One of the fundamental questions in the study of ultracold polar molecules is “what happens when two molecules collide at ultracold temperatures?” Knowing whether the molecules undergo chemical reactions, form long lived complexes, change internal state, or bounce off each other carries important implications which will guide future research directions. Our recent experiment explores this question using optical tweezers to collide exactly two ultracold CaF molecules, shedding light on the collisional processes that lead to molecule loss from optical traps.
Optical tweezers are microscopic traps containing at most one molecule, which can be detected with high fidelity by direct imaging. In the collision experiment, two optical tweezers, each containing one molecule prepared in a desired quantum state, are merged together into a single tweezer trap. The two molecules in the single tweezer can collide with each other for the duration of the tweezer overlap time. After the overlap, the tweezers separate and an image is taken to count the surviving pairs of molecules. From the lifetime measurements of the colliding molecule pairs and measurements of trap properties, the two-body loss rates are calculated.
Figure 1 Merging scheme
The first step is to take an image to identify the loaded tweezers. Next, optical pumping and microwaves are used to prepare a desired state. Then one tweezer is moved on top of the other tweezer and switched off. The two molecules coexist in the same trap and undergo collisions for the overlap time, after which the tweezers separate, and the surviving molecules are imaged. When a single molecule is loaded, the experiment proceeds unchanged. The top right figure shows that the survival of a single molecule is independent of the overlap time, validating that the measured two-particle loss is truly a two-particle effect. The bottom right plot shows the survival of pairs of molecules.
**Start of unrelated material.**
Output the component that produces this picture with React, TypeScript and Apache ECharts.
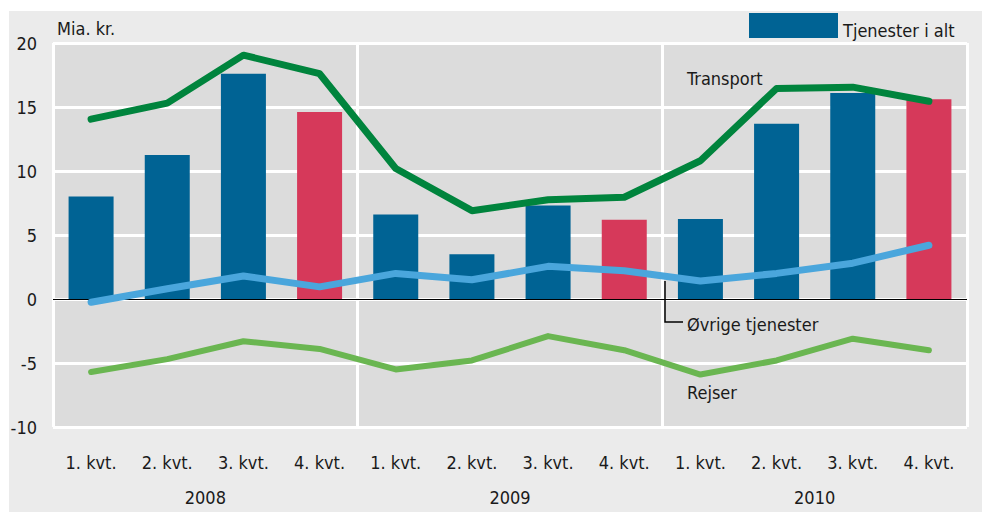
import React, { useEffect, useRef } from "react";
import * as echarts from "echarts";

const quarters = ["1. kvt.", "2. kvt.", "3. kvt.", "4. kvt.", "1. kvt.", "2. kvt.", "3. kvt.", "4. kvt.", "1. kvt.", "2. kvt.", "3. kvt.", "4. kvt."];
const years = ["2008", "2009", "2010"];
const tjenesterIAlt = [8.0, 11.25, 17.6, 14.6, 6.6, 3.5, 7.3, 6.2, 6.25, 13.7, 16.1, 15.6];
const transport = [14.05, 15.3, 19.05, 17.6, 10.2, 6.9, 7.75, 7.95, 10.8, 16.45, 16.55, 15.45];
const ovrige = [-0.25, 0.8, 1.8, 0.95, 2.0, 1.5, 2.55, 2.2, 1.4, 2.0, 2.8, 4.2];
const rejser = [-5.7, -4.7, -3.3, -3.9, -5.5, -4.8, -2.9, -4.0, -5.9, -4.8, -3.1, -4.0];

const FONT = "'Liberation Sans Narrow', 'DejaVu Sans Condensed', 'Open Sans', sans-serif";
const TXT = "#1a1a1a";
const BLUE = "#006394";
const RED = "#d6395a";

export default function App() {
  const ref = useRef<HTMLDivElement>(null);
  useEffect(() => {
    const chart = echarts.init(ref.current!, null, { renderer: "svg" });
    chart.setOption({
      animation: false,
      textStyle: { fontFamily: FONT },
      graphic: [
        { type: "rect", z: -10, shape: { x: 9, y: 11, width: 973, height: 501 }, style: { fill: "#ebebeb" } },
        { type: "text", x: 57, y: 28, style: { text: "Mia. kr.", font: `18px ${FONT}`, fill: TXT, verticalAlign: "middle" } },
        { type: "text", x: 687, y: 78, style: { text: "Transport", font: `18px ${FONT}`, fill: TXT, verticalAlign: "middle" } },
        { type: "text", x: 687, y: 324, style: { text: "Øvrige tjenester", font: `18px ${FONT}`, fill: TXT, verticalAlign: "middle" } },
        { type: "text", x: 687, y: 392, style: { text: "Rejser", font: `18px ${FONT}`, fill: TXT, verticalAlign: "middle" } },
        { type: "polyline", z: 20, shape: { points: [[665, 281], [665, 322], [683, 322]] }, style: { stroke: "#000", lineWidth: 1.5, fill: "none" } },
      ],
      legend: {
        data: ["Tjenester i alt"],
        left: 749,
        top: 12,
        padding: 0,
        icon: "rect",
        itemWidth: 89,
        itemHeight: 25,
        itemGap: 4,
        formatter: "{a|{name}}",
        textStyle: {
          fontSize: 18,
          color: TXT,
          fontFamily: FONT,
          rich: { a: { fontSize: 18, color: TXT, fontFamily: FONT, lineHeight: 18, padding: [9, 0, 0, 0] } },
        },
      },
      grid: { left: 53, right: 15, top: 43, bottom: 85, show: true, backgroundColor: "#dcdcdc", borderWidth: 0 },
      xAxis: [
        {
          type: "category",
          data: quarters,
          axisLine: { show: false },
          axisTick: { show: false },
          axisLabel: { fontSize: 18, color: TXT, margin: 26, fontFamily: FONT },
        },
        {
          type: "category",
          data: years,
          position: "bottom",
          offset: 35,
          axisLine: { show: false },
          axisTick: { show: false },
          axisLabel: { fontSize: 18, color: TXT, margin: 26, fontFamily: FONT },
          splitLine: { show: true, showMinLine: true, showMaxLine: true, lineStyle: { color: "#ffffff", width: 3 } },
        },
      ],
      yAxis: {
        type: "value",
        min: -10,
        max: 20,
        interval: 5,
        axisLine: { show: false },
        axisTick: { show: false },
        axisLabel: { fontSize: 18, color: TXT, margin: 16, fontFamily: FONT },
        splitLine: { show: true, lineStyle: { color: "#ffffff", width: 3 } },
      },
      series: [
        {
          name: "Tjenester i alt",
          type: "bar",
          barWidth: 45,
          itemStyle: { color: BLUE },
          data: tjenesterIAlt.map((v, i) => (i % 4 === 3 ? { value: v, itemStyle: { color: RED } } : v)),
          markLine: {
            silent: true,
            symbol: "none",
            label: { show: false },
            lineStyle: { color: "#000", width: 1, type: "solid" },
            data: [{ yAxis: 0 }],
          },
        },
        {
          name: "Transport",
          type: "line",
          data: transport,
          symbol: "none",
          lineStyle: { color: "#00843d", width: 7, cap: "round", join: "round" },
          z: 5,
        },
        {
          name: "Øvrige tjenester",
          type: "line",
          data: ovrige,
          symbol: "none",
          lineStyle: { color: "#4aa6dc", width: 7, cap: "round", join: "round" },
          z: 5,
        },
        {
          name: "Rejser",
          type: "line",
          data: rejser,
          symbol: "none",
          lineStyle: { color: "#6ab651", width: 6, cap: "round", join: "round" },
          z: 5,
        },
      ],
    });
    return () => chart.dispose();
  }, []);
  return <div ref={ref} style={{ position: "fixed", left: 0, top: 0, width: 982, height: 512, background: "#ffffff" }} />;
}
As an added level of control beyond what the tweezers provide, microwaves are used to prepare the molecule in a single internal quantum state prior to the collisions. State-controlled collisions can help isolate some possible loss mechanisms. In the experiment, loss rates were measured for rotationally excited molecules, molecules in excited hyperfine states, molecules in the absolute ground state, and molecules in magnetic spin-polarized states. All of these states mentioned above had nearly the same measured loss rate, strongly suggesting that rotational and hyperfine relaxation are not dominant loss processes. While CaF+CaF is known to react without an activation barrier, the spin polarized state should have a large barrier. Collision data taken at low magnetic fields does not indicate any reduction in loss rate, possibly suggesting that spin-polarization is not preserved during the collision.
Figure 2 Level Structure and Spectroscopy
Panel (a) shows the level structure of the ground (N=0) and N=1 excited rotational states of CaF. Optical pumping is used to populate the N=1, F=0 state, then a microwave pulse or sweep can couple population to the N=0 hyperfine states. Panel (b) shows microwave spectroscopy of the transition to the absolute ground state. Panel (c) shows the three mf projections of the N=0,F=1 state resolved in a small magnetic field.
The data indicate that none of the states investigated in the study will naturally produce a low collisional loss rate. Similar findings in bi-alkali molecular samples suggest that “engineering” a repulsive shield is necessary to stabilize high density samples of molecules against collisional loss. To this end, we are now working to implement one scheme which uses microwaves to activate strong repulsive interactions for all orientations of colliding molecules. The strong repulsive interactions cause the molecules to bounce off each other without coming to short range where chemical reactions can happen. Implementing microwave shielding does not come without technical challenges, as high-power and high-circular polarization purity microwaves are required. High microwave power ensures that the molecules remain in quantum states that repel each other during a collision, while high circular polarization purity is needed to plug a hole in the shield that exists for linearly polarized microwaves.
Successful implementation of a shielding scheme for ultracold dipolar molecules will enable the realization of high phase space density bulk gas samples with reduced loss rates. A stable molecular bulk gas would serve as the starting point for a rich research agenda of physics involving strongly interacting anisotropic ultracold quantum gases.